_TASK TO CARRY OUT:_
Quote verbatim everything from the line containing "Recreate this image" down to the line containing "simX.forEach((x, i) =>", with both of those lines included and no others.

_DATASET ROWS:_
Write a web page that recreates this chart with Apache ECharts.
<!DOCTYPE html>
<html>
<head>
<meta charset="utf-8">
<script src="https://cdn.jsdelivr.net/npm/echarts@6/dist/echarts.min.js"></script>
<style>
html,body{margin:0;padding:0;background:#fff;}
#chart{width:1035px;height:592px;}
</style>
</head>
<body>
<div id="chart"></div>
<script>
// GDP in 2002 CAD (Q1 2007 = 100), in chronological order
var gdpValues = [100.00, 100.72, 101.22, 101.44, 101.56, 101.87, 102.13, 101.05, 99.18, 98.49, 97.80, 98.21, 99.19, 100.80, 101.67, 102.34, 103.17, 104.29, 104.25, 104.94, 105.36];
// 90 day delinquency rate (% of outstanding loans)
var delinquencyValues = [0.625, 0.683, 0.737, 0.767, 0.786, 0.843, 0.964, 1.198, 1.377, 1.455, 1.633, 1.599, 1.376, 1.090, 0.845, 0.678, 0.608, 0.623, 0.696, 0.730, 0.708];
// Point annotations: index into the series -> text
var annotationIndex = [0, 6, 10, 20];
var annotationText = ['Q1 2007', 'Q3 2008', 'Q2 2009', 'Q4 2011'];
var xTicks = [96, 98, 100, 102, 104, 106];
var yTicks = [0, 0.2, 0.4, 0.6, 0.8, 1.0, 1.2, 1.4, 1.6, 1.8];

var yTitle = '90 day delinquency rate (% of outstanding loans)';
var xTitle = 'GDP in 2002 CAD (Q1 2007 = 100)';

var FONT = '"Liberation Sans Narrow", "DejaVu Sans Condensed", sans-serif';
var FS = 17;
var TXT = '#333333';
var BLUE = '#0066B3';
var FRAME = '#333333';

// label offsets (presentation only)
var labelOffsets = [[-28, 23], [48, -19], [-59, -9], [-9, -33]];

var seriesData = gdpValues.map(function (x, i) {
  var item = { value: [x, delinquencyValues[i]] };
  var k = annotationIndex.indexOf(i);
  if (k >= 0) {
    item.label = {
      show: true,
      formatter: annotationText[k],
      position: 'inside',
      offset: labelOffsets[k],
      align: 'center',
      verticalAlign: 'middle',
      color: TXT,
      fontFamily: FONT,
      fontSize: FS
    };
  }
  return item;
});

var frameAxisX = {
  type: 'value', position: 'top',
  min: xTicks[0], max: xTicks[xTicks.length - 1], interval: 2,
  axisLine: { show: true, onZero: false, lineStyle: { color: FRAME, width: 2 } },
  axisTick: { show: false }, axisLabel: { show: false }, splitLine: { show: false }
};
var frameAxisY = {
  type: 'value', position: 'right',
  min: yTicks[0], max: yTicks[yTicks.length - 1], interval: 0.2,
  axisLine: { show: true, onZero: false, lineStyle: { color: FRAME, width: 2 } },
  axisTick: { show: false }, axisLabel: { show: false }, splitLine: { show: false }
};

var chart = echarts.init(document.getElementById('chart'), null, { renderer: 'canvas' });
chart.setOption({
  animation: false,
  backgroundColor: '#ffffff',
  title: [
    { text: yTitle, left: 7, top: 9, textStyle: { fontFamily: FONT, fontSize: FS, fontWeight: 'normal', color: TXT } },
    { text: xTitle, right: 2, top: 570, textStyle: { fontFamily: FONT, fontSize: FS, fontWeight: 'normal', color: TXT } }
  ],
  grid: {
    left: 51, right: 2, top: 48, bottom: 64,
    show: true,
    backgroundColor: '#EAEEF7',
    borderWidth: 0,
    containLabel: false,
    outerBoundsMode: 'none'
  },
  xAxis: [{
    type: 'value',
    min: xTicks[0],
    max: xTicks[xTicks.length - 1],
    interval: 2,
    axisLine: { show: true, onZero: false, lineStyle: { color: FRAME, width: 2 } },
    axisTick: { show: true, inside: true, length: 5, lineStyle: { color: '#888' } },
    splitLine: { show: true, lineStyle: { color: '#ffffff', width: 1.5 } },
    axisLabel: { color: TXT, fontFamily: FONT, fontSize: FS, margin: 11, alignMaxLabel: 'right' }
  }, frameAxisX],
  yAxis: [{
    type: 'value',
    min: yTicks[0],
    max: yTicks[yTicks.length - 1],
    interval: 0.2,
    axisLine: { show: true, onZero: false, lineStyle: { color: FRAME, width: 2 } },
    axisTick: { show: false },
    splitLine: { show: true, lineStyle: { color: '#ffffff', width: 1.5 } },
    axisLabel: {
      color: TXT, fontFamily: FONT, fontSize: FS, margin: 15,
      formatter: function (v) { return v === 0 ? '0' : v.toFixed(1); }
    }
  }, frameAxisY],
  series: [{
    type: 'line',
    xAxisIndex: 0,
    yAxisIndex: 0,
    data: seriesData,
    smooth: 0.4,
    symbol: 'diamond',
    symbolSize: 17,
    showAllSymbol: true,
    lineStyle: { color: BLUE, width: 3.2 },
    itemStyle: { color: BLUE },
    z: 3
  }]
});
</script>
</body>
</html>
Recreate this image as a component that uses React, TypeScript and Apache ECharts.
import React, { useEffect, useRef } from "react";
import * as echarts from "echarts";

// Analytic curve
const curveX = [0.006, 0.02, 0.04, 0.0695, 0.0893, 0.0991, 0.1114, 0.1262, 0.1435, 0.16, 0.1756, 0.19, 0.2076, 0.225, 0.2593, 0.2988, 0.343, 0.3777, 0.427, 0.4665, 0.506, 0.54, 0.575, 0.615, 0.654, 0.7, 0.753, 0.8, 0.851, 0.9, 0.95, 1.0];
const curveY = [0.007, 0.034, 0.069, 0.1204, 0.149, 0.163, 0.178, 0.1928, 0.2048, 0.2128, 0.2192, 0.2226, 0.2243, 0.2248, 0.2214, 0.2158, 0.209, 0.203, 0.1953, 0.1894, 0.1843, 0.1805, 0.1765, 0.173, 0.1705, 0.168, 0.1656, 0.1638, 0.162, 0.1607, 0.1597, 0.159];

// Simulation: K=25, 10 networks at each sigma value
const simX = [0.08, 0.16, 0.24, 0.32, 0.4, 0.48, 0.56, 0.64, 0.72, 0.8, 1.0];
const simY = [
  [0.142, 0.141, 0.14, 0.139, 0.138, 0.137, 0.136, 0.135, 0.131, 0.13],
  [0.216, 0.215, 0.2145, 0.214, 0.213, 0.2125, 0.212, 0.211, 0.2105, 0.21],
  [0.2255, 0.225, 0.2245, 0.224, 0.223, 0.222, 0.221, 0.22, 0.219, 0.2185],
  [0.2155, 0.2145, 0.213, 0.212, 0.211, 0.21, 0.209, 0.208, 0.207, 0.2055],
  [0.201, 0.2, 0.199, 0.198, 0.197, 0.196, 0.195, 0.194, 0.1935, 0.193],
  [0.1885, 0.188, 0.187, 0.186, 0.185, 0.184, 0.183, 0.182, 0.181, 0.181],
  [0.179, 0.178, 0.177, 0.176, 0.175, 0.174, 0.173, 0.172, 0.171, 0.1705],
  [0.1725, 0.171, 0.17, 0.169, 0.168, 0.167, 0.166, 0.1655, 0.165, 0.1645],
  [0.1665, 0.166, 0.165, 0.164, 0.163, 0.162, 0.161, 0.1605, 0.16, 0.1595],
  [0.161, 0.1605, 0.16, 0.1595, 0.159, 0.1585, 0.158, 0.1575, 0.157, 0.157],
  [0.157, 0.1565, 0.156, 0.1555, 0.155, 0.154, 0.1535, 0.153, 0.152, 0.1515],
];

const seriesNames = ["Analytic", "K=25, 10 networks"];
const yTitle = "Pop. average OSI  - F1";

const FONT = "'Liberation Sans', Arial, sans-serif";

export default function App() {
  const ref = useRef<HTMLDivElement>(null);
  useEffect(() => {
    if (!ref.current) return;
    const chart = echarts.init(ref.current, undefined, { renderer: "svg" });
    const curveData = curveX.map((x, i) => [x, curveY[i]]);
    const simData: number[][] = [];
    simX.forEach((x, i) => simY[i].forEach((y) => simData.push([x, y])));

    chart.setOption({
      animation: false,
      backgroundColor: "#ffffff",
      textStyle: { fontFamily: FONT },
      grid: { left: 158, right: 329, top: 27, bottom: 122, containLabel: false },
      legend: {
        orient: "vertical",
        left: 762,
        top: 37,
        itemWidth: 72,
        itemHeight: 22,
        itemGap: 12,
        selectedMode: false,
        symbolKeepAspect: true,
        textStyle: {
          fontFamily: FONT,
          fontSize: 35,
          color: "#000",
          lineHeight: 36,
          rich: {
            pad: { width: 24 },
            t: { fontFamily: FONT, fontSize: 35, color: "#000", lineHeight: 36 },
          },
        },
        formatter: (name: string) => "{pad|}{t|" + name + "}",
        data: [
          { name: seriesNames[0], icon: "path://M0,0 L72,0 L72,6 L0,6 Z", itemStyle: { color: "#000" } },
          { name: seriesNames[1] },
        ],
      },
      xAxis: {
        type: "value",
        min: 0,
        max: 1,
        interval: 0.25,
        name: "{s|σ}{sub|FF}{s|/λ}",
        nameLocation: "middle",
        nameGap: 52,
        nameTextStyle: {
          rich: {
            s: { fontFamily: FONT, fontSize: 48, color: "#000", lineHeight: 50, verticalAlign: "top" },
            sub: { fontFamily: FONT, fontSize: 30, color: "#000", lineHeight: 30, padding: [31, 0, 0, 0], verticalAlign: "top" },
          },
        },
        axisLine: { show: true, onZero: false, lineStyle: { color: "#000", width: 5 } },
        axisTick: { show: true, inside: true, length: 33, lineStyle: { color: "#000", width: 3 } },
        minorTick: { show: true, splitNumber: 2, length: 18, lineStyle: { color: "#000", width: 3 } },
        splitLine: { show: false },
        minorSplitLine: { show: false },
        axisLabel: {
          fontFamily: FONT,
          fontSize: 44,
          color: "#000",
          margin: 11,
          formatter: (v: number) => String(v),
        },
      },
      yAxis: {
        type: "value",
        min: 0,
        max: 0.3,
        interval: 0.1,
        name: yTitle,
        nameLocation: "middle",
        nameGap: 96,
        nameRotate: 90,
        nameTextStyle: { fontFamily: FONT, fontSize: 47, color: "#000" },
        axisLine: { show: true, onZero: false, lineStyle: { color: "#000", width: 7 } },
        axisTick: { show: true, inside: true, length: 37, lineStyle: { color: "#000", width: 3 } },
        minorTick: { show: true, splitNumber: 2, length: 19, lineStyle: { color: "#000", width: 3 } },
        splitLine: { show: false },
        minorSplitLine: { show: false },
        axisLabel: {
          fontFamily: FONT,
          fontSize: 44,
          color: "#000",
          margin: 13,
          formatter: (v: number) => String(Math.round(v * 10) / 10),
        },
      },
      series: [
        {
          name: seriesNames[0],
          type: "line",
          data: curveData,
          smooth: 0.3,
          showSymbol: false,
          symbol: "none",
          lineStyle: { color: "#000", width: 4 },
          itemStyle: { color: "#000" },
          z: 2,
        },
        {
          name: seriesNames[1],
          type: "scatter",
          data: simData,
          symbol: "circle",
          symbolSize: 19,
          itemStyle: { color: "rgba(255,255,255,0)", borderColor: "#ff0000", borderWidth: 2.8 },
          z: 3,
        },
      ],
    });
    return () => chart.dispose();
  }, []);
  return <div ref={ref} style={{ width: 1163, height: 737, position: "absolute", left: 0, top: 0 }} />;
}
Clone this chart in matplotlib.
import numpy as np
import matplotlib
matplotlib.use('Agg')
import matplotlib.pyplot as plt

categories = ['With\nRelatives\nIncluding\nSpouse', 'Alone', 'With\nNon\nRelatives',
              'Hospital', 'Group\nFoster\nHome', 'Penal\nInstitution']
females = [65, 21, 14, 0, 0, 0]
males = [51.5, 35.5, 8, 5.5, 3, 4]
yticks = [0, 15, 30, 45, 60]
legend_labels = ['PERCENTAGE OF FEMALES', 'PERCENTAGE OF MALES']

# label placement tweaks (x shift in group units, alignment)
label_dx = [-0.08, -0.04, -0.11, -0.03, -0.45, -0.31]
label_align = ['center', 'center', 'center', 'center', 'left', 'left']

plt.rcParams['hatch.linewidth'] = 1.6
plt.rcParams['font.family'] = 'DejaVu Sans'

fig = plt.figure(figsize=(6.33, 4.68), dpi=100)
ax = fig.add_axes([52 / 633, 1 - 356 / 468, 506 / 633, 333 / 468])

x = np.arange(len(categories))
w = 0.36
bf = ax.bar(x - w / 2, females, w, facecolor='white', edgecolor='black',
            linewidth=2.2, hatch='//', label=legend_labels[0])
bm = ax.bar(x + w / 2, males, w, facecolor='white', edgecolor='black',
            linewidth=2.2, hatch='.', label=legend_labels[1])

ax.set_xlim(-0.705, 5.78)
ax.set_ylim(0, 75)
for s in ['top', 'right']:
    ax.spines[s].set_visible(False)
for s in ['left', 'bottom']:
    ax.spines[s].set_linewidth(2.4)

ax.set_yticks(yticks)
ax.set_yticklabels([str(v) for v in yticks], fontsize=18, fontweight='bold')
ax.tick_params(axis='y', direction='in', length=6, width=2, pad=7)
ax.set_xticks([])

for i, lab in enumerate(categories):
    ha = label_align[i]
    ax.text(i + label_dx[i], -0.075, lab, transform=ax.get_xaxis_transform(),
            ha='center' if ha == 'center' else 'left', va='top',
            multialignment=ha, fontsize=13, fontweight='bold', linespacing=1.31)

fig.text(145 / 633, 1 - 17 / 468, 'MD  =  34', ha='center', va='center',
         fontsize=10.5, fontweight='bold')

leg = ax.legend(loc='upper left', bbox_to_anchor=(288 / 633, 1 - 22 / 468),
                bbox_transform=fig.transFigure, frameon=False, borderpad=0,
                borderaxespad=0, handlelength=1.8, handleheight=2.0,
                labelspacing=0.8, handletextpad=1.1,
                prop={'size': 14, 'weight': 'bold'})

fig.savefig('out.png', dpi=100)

_ANSWER BELOW:_
Recreate this image as a component that uses React, TypeScript and Apache ECharts.
import React, { useEffect, useRef } from "react";
import * as echarts from "echarts";

// Analytic curve
const curveX = [0.006, 0.02, 0.04, 0.0695, 0.0893, 0.0991, 0.1114, 0.1262, 0.1435, 0.16, 0.1756, 0.19, 0.2076, 0.225, 0.2593, 0.2988, 0.343, 0.3777, 0.427, 0.4665, 0.506, 0.54, 0.575, 0.615, 0.654, 0.7, 0.753, 0.8, 0.851, 0.9, 0.95, 1.0];
const curveY = [0.007, 0.034, 0.069, 0.1204, 0.149, 0.163, 0.178, 0.1928, 0.2048, 0.2128, 0.2192, 0.2226, 0.2243, 0.2248, 0.2214, 0.2158, 0.209, 0.203, 0.1953, 0.1894, 0.1843, 0.1805, 0.1765, 0.173, 0.1705, 0.168, 0.1656, 0.1638, 0.162, 0.1607, 0.1597, 0.159];

// Simulation: K=25, 10 networks at each sigma value
const simX = [0.08, 0.16, 0.24, 0.32, 0.4, 0.48, 0.56, 0.64, 0.72, 0.8, 1.0];
const simY = [
  [0.142, 0.141, 0.14, 0.139, 0.138, 0.137, 0.136, 0.135, 0.131, 0.13],
  [0.216, 0.215, 0.2145, 0.214, 0.213, 0.2125, 0.212, 0.211, 0.2105, 0.21],
  [0.2255, 0.225, 0.2245, 0.224, 0.223, 0.222, 0.221, 0.22, 0.219, 0.2185],
  [0.2155, 0.2145, 0.213, 0.212, 0.211, 0.21, 0.209, 0.208, 0.207, 0.2055],
  [0.201, 0.2, 0.199, 0.198, 0.197, 0.196, 0.195, 0.194, 0.1935, 0.193],
  [0.1885, 0.188, 0.187, 0.186, 0.185, 0.184, 0.183, 0.182, 0.181, 0.181],
  [0.179, 0.178, 0.177, 0.176, 0.175, 0.174, 0.173, 0.172, 0.171, 0.1705],
  [0.1725, 0.171, 0.17, 0.169, 0.168, 0.167, 0.166, 0.1655, 0.165, 0.1645],
  [0.1665, 0.166, 0.165, 0.164, 0.163, 0.162, 0.161, 0.1605, 0.16, 0.1595],
  [0.161, 0.1605, 0.16, 0.1595, 0.159, 0.1585, 0.158, 0.1575, 0.157, 0.157],
  [0.157, 0.1565, 0.156, 0.1555, 0.155, 0.154, 0.1535, 0.153, 0.152, 0.1515],
];

const seriesNames = ["Analytic", "K=25, 10 networks"];
const yTitle = "Pop. average OSI  - F1";

const FONT = "'Liberation Sans', Arial, sans-serif";

export default function App() {
  const ref = useRef<HTMLDivElement>(null);
  useEffect(() => {
    if (!ref.current) return;
    const chart = echarts.init(ref.current, undefined, { renderer: "svg" });
    const curveData = curveX.map((x, i) => [x, curveY[i]]);
    const simData: number[][] = [];
    simX.forEach((x, i) => simY[i].forEach((y) => simData.push([x, y])));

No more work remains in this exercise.